__Task instructions__: Give the listing again character for character, but drop the images.

# Available data start

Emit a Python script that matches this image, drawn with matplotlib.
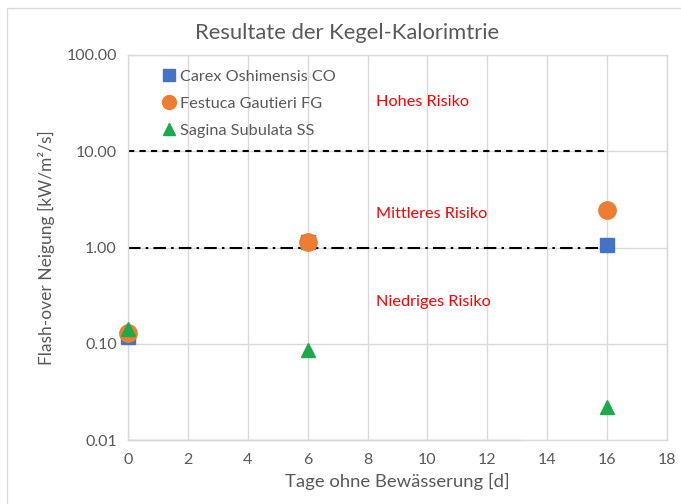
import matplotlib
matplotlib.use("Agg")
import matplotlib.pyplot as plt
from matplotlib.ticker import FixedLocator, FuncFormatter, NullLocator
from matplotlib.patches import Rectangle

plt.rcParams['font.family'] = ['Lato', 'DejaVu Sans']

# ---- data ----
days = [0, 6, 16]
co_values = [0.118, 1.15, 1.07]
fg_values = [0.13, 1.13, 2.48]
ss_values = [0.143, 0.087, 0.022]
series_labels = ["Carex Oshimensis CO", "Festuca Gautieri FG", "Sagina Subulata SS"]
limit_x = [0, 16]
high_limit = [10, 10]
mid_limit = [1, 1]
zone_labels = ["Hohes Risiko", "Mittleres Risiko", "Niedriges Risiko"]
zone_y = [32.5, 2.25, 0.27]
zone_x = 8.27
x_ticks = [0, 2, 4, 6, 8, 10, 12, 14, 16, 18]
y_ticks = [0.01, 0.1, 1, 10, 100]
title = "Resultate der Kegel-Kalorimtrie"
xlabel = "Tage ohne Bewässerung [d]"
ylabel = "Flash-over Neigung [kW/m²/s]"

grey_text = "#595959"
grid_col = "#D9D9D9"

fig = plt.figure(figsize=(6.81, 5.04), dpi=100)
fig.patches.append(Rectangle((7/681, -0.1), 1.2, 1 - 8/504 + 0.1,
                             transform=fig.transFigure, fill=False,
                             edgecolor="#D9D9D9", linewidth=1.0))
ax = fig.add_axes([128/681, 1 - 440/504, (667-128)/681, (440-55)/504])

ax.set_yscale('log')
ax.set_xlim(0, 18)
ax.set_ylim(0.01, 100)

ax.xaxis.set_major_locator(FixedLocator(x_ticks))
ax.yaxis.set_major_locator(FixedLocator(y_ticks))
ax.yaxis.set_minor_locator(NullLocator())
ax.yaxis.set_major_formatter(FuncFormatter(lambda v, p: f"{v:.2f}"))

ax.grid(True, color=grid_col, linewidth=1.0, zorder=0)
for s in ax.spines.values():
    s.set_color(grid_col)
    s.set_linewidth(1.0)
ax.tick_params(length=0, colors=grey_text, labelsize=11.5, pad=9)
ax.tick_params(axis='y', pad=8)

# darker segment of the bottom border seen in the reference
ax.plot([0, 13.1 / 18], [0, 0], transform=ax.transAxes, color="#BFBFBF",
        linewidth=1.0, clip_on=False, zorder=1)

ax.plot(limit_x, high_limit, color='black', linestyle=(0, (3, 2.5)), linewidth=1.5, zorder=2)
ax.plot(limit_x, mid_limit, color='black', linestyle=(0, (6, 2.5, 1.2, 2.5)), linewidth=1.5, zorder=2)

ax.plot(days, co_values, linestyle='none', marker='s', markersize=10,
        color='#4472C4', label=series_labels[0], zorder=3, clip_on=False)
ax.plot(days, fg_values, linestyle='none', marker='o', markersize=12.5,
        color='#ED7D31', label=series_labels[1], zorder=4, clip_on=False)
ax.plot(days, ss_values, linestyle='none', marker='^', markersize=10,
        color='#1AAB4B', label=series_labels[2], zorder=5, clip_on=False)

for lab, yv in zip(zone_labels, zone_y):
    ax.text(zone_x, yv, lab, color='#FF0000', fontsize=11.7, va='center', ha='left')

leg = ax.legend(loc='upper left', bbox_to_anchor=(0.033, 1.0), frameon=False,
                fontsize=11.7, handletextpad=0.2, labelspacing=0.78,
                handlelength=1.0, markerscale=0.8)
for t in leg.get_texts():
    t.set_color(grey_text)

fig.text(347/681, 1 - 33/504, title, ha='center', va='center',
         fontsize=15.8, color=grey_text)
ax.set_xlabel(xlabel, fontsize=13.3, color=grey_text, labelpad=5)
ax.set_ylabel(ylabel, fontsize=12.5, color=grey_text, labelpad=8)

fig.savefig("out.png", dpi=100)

# Available data end

__Output__:
Emit a Python script that matches this image, drawn with matplotlib.
import matplotlib
matplotlib.use("Agg")
import matplotlib.pyplot as plt
from matplotlib.ticker import FixedLocator, FuncFormatter, NullLocator
from matplotlib.patches import Rectangle

plt.rcParams['font.family'] = ['Lato', 'DejaVu Sans']

# ---- data ----
days = [0, 6, 16]
co_values = [0.118, 1.15, 1.07]
fg_values = [0.13, 1.13, 2.48]
ss_values = [0.143, 0.087, 0.022]
series_labels = ["Carex Oshimensis CO", "Festuca Gautieri FG", "Sagina Subulata SS"]
limit_x = [0, 16]
high_limit = [10, 10]
mid_limit = [1, 1]
zone_labels = ["Hohes Risiko", "Mittleres Risiko", "Niedriges Risiko"]
zone_y = [32.5, 2.25, 0.27]
zone_x = 8.27
x_ticks = [0, 2, 4, 6, 8, 10, 12, 14, 16, 18]
y_ticks = [0.01, 0.1, 1, 10, 100]
title = "Resultate der Kegel-Kalorimtrie"
xlabel = "Tage ohne Bewässerung [d]"
ylabel = "Flash-over Neigung [kW/m²/s]"

grey_text = "#595959"
grid_col = "#D9D9D9"

fig = plt.figure(figsize=(6.81, 5.04), dpi=100)
fig.patches.append(Rectangle((7/681, -0.1), 1.2, 1 - 8/504 + 0.1,
                             transform=fig.transFigure, fill=False,
                             edgecolor="#D9D9D9", linewidth=1.0))
ax = fig.add_axes([128/681, 1 - 440/504, (667-128)/681, (440-55)/504])

ax.set_yscale('log')
ax.set_xlim(0, 18)
ax.set_ylim(0.01, 100)

ax.xaxis.set_major_locator(FixedLocator(x_ticks))
ax.yaxis.set_major_locator(FixedLocator(y_ticks))
ax.yaxis.set_minor_locator(NullLocator())
ax.yaxis.set_major_formatter(FuncFormatter(lambda v, p: f"{v:.2f}"))

ax.grid(True, color=grid_col, linewidth=1.0, zorder=0)
for s in ax.spines.values():
    s.set_color(grid_col)
    s.set_linewidth(1.0)
ax.tick_params(length=0, colors=grey_text, labelsize=11.5, pad=9)
ax.tick_params(axis='y', pad=8)

# darker segment of the bottom border seen in the reference
ax.plot([0, 13.1 / 18], [0, 0], transform=ax.transAxes, color="#BFBFBF",
        linewidth=1.0, clip_on=False, zorder=1)

ax.plot(limit_x, high_limit, color='black', linestyle=(0, (3, 2.5)), linewidth=1.5, zorder=2)
ax.plot(limit_x, mid_limit, color='black', linestyle=(0, (6, 2.5, 1.2, 2.5)), linewidth=1.5, zorder=2)

ax.plot(days, co_values, linestyle='none', marker='s', markersize=10,
        color='#4472C4', label=series_labels[0], zorder=3, clip_on=False)
ax.plot(days, fg_values, linestyle='none', marker='o', markersize=12.5,
        color='#ED7D31', label=series_labels[1], zorder=4, clip_on=False)
ax.plot(days, ss_values, linestyle='none', marker='^', markersize=10,
        color='#1AAB4B', label=series_labels[2], zorder=5, clip_on=False)

for lab, yv in zip(zone_labels, zone_y):
    ax.text(zone_x, yv, lab, color='#FF0000', fontsize=11.7, va='center', ha='left')

leg = ax.legend(loc='upper left', bbox_to_anchor=(0.033, 1.0), frameon=False,
                fontsize=11.7, handletextpad=0.2, labelspacing=0.78,
                handlelength=1.0, markerscale=0.8)
for t in leg.get_texts():
    t.set_color(grey_text)

fig.text(347/681, 1 - 33/504, title, ha='center', va='center',
         fontsize=15.8, color=grey_text)
ax.set_xlabel(xlabel, fontsize=13.3, color=grey_text, labelpad=5)
ax.set_ylabel(ylabel, fontsize=12.5, color=grey_text, labelpad=8)

fig.savefig("out.png", dpi=100)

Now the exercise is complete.